Hood County first points to Anderson’s deposition where she details how her fears and anxiety about working at the jail began before the murder and how these same fears and anxieties escalated after the murder. Anderson also discusses how the fears worsened in May of 1993 and how she sought help from Dr. Clark in August 1993. Anderson further stated she believed she told Dr. Clark about the murder and her experiences at work and about the symptoms she was having and that Dr. Clark linked the two together. Hood County points out two exchanges in particular. The first exchange occurred between Hood County’s attorney and Anderson:

QUESTION: Let me see if I can ask it this way: When you began experiencing nightmares about this killing did it occur to you that this was related to what you had witnessed or experienced at your job.

ANSWER: That’s what I felt, yes.

The second exchange occurred between Anderson’s attorney and Anderson herself:

QUESTION: During the time you were going to the little D.O., Dr.—

ANSWER: Clark.

QUESTION: —Clark, you still were not tying it in to the stabbing, your injury?

ANSWER: After he told me it was stress related, yes I tied it in.

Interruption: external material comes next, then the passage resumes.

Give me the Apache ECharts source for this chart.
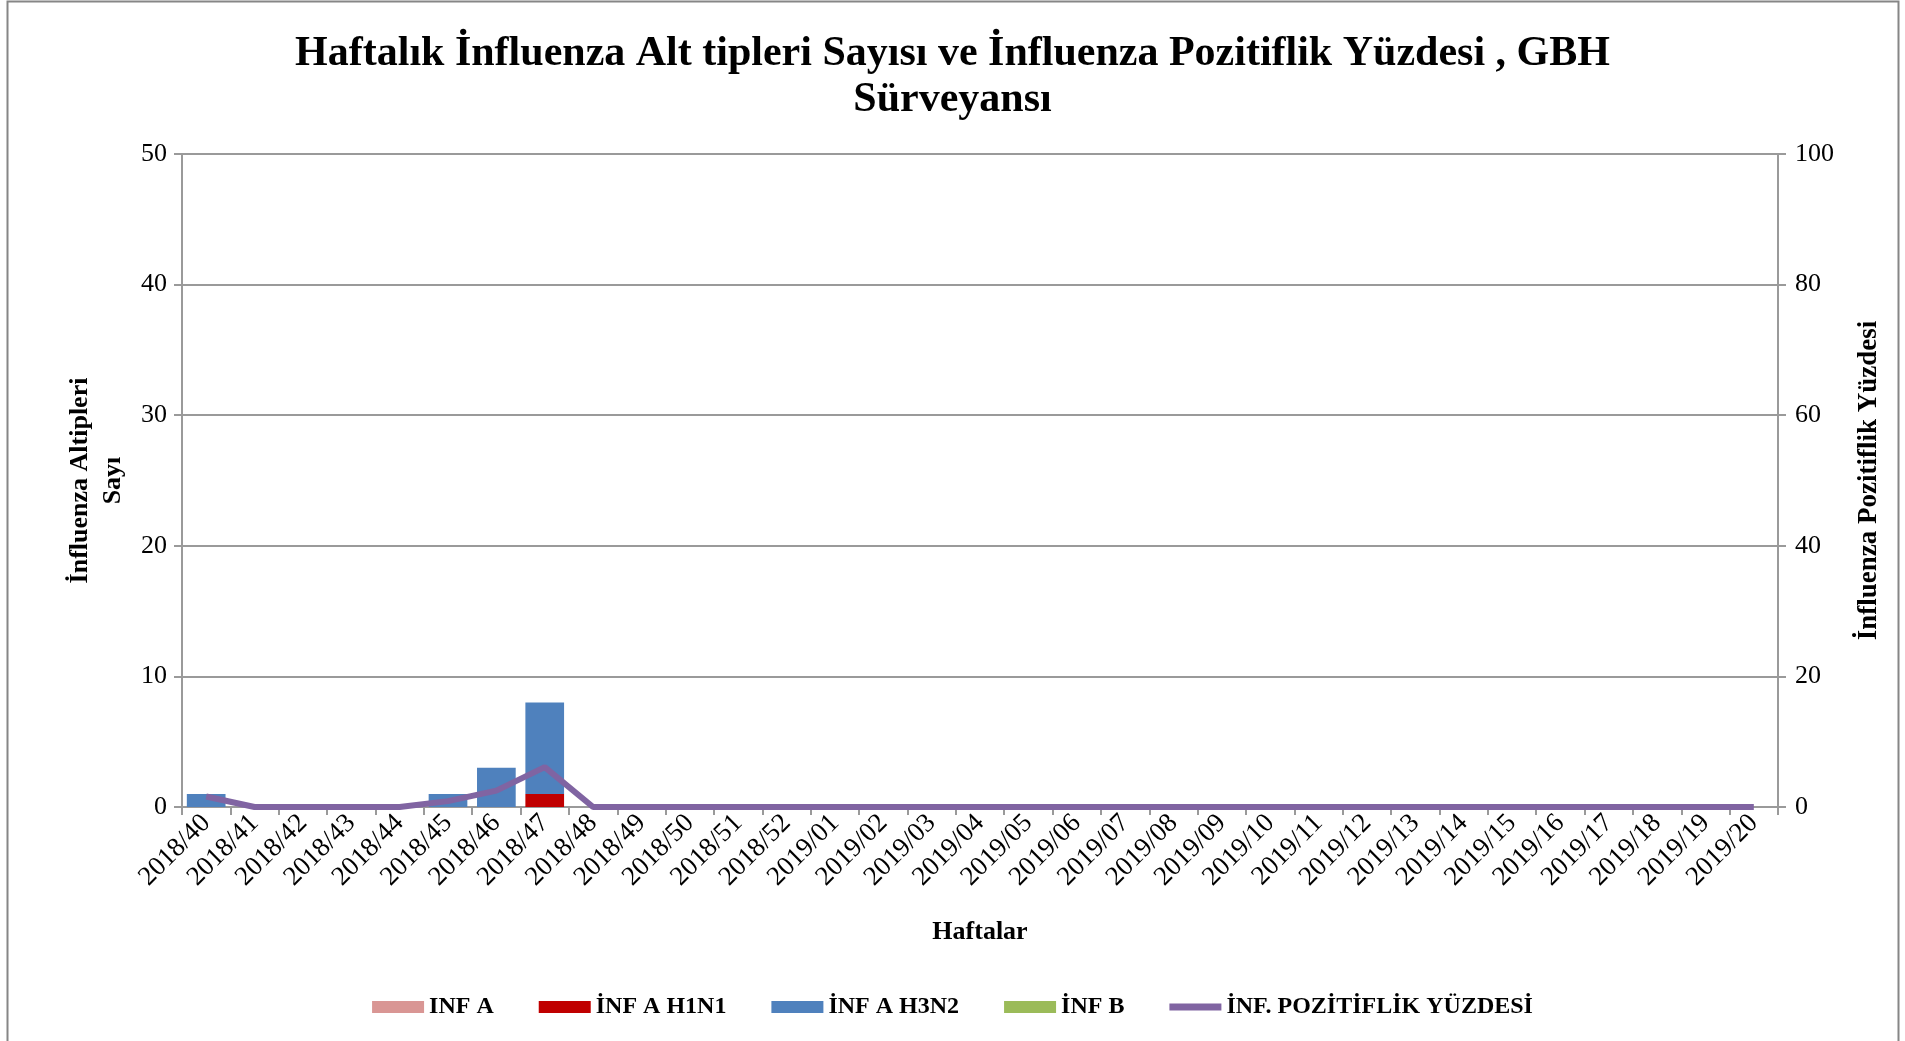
<!DOCTYPE html>
<html>
<head>
<meta charset="utf-8">
<script src="https://cdn.jsdelivr.net/npm/echarts@6/dist/echarts.min.js"></script>
<style>
html,body{margin:0;padding:0;background:#fff;}
#chart{width:1905px;height:1041px;}
</style>
</head>
<body>
<div id="chart"></div>
<script>
var weeks = ['2018/40','2018/41','2018/42','2018/43','2018/44','2018/45','2018/46','2018/47','2018/48','2018/49','2018/50','2018/51','2018/52',
  '2019/01','2019/02','2019/03','2019/04','2019/05','2019/06','2019/07','2019/08','2019/09','2019/10','2019/11','2019/12','2019/13','2019/14','2019/15','2019/16','2019/17','2019/18','2019/19','2019/20'];
var infA   = [0,0,0,0,0,0,0,0,0,0,0,0,0, 0,0,0,0,0,0,0,0,0,0,0,0,0,0,0,0,0,0,0,0];
var infH1N1= [0,0,0,0,0,0,0,1,0,0,0,0,0, 0,0,0,0,0,0,0,0,0,0,0,0,0,0,0,0,0,0,0,0];
var infH3N2= [1,0,0,0,0,1,3,7,0,0,0,0,0, 0,0,0,0,0,0,0,0,0,0,0,0,0,0,0,0,0,0,0,0];
var infB   = [0,0,0,0,0,0,0,0,0,0,0,0,0, 0,0,0,0,0,0,0,0,0,0,0,0,0,0,0,0,0,0,0,0];
var positivity = [1.6,0,0,0,0,0.9,2.5,6.1,0,0,0,0,0, 0,0,0,0,0,0,0,0,0,0,0,0,0,0,0,0,0,0,0,0];

var FONT = "'Liberation Serif','Times New Roman',serif";
var axisGray = '#9a9a9a';

var chart = echarts.init(document.getElementById('chart'));
function barSeries(name, data, color) {
  return {
    name: name, type: 'bar', stack: 'sub', data: data,
    barCategoryGap: '20%',
    itemStyle: { color: color },
    emphasis: { disabled: true }
  };
}
chart.setOption({
  animation: false,
  backgroundColor: '#fff',
  textStyle: { fontFamily: FONT, color: '#000' },
  graphic: [{
    type: 'rect', silent: true,
    shape: { x: 7.5, y: 1.5, width: 1891, height: 1100 },
    style: { fill: 'none', stroke: '#868686', lineWidth: 2 }
  }],
  title: {
    text: 'Haftalık İnfluenza Alt tipleri Sayısı ve İnfluenza Pozitiflik Yüzdesi , GBH\nSürveyansı',
    left: 'center', top: 26,
    textStyle: { fontFamily: FONT, fontSize: 42, fontWeight: 'bold', color: '#000', lineHeight: 46 }
  },
  legend: {
    bottom: 17, left: 'center',
    itemWidth: 52, itemHeight: 12, itemGap: 45,
    textStyle: { fontFamily: FONT, fontSize: 24, fontWeight: 'bold', color: '#000' },
    data: [
      { name: 'INF A', icon: 'rect' },
      { name: 'İNF A H1N1', icon: 'rect' },
      { name: 'İNF A H3N2', icon: 'rect' },
      { name: 'İNF B', icon: 'rect' },
      { name: 'İNF. POZİTİFLİK YÜZDESİ', icon: 'path://M0,0 L52,0 L52,7 L0,7 Z' }
    ]
  },
  grid: { left: 182, right: 127, top: 154, bottom: 234, containLabel: false },
  xAxis: {
    type: 'category', data: weeks,
    name: 'Haftalar', nameLocation: 'middle', nameGap: 112,
    nameTextStyle: { fontFamily: FONT, fontSize: 26, fontWeight: 'bold', color: '#000' },
    axisLine: { lineStyle: { color: axisGray, width: 2 } },
    axisTick: { show: true, length: 8, lineStyle: { color: axisGray, width: 2 } },
    axisLabel: { interval: 0, rotate: 45, fontFamily: FONT, fontSize: 27, color: '#000', margin: 12 }
  },
  yAxis: [{
    type: 'value', min: 0, max: 50, interval: 10, position: 'left',
    name: 'İnfluenza Altipleri\nSayı', nameLocation: 'middle', nameGap: 50, nameRotate: 90,
    nameTextStyle: { fontFamily: FONT, fontSize: 26, fontWeight: 'bold', color: '#000', lineHeight: 33 },
    axisLine: { show: true, lineStyle: { color: axisGray, width: 2 } },
    axisTick: { show: true, length: 8, lineStyle: { color: axisGray, width: 2 } },
    splitLine: { show: true, lineStyle: { color: axisGray, width: 2 } },
    axisLabel: { fontFamily: FONT, fontSize: 26, color: '#000', margin: 15 }
  }, {
    type: 'value', min: 0, max: 100, interval: 20, position: 'right',
    name: 'İnfluenza Pozitiflik Yüzdesi', nameLocation: 'middle', nameGap: 78, nameRotate: 90,
    nameTextStyle: { fontFamily: FONT, fontSize: 27, fontWeight: 'bold', color: '#000' },
    axisLine: { show: true, lineStyle: { color: axisGray, width: 2 } },
    axisTick: { show: true, length: 8, lineStyle: { color: axisGray, width: 2 } },
    splitLine: { show: false },
    axisLabel: { fontFamily: FONT, fontSize: 26, color: '#000', margin: 17 }
  }],
  series: [
    barSeries('INF A', infA, '#D99694'),
    barSeries('İNF A H1N1', infH1N1, '#C00000'),
    barSeries('İNF A H3N2', infH3N2, '#4F81BD'),
    barSeries('İNF B', infB, '#9BBB59'),
    {
      name: 'İNF. POZİTİFLİK YÜZDESİ', type: 'line', yAxisIndex: 1, data: positivity,
      symbol: 'none', lineStyle: { color: '#8064A2', width: 6 }, itemStyle: { color: '#8064A2' },
      emphasis: { disabled: true }, z: 5
    }
  ]
});
</script>
</body>
</html>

Hood County also points to the depositions of Dr. Clark and Dr. O’Malley as proof that Anderson linked her symptoms to the murder well before her diagnosis. In his deposition, Dr. Clark acknowledges that: (1) Anderson told him of some of her symptoms and stated that they might be work related; (2) he diagnosed her as having work-related stress reaction symptoms; and (3) he urged her to seek counseling for her symptoms. Dr. O’Malley, in his deposition, states that during his first encounter with Anderson she:

described to me some very serious dysfunction in her life in terms of not being able to sleep, having troublesome dreams, feeling a great deal of lack of safety at her workplace. She described the beginning of this pattern as occurring two years prior when she was witness to a murder that occurred at her workplace.

After reviewing the record, we find that Hood County proved that Anderson lacked good cause for failing to timely file her notice of injury. We admit this is a unique case. Anderson claims she sustained a psychological injury attributable to a distinct event that did not reveal itself until years later when it was diagnosed. Yet, Anderson bases her good cause argument on case law interpreting good cause in occupational diseases cases where no measurable triggering event is present and the ailment is the product of a slow and gradual development of symptoms. See Butler, 871 S.W.2d at 954.

*452 Here, Anderson had a triggering event and acknowledged it’s effect on her. Although there are similarities between PTSD and an occupational disease in the sense that both could lead to a lack of knowledge about what is happening to the individual, we find the Butler court’s distinction highly persuasive in light of the uncontroverted evidence that Anderson linked her injuries to her work environment and the murder in particular before ever being diagnosed.

Therefore, we find that Hood County met its burden, for summary judgment purposes, by establishing that no genuine issue of material fact existed as to whether Anderson had good cause for failing to file her notice of injury. Any good cause that Anderson may have had ceased at the earliest in May 1993 and at the latest in August 1993 when she realized the source of her troubles. Because Anderson did not file her notice of injury within thirty days of August 1993, her suit is barred by section 409.001 and we need not reach appellant’s second point of error addressing the issue of whether Anderson timely filed her notice of claim.


We affirm the trial court’s decision to grant summary judgment in favor of Hood County on grounds that Anderson failed to timely file her notice of injury.



Hood County argues we should use its substantial evidence standard of review in the case at hand. Although a substantial evidence standard is appropriate in a workers’ compensation case in district court, we review appeals of the district court rulings under summary judgment standards.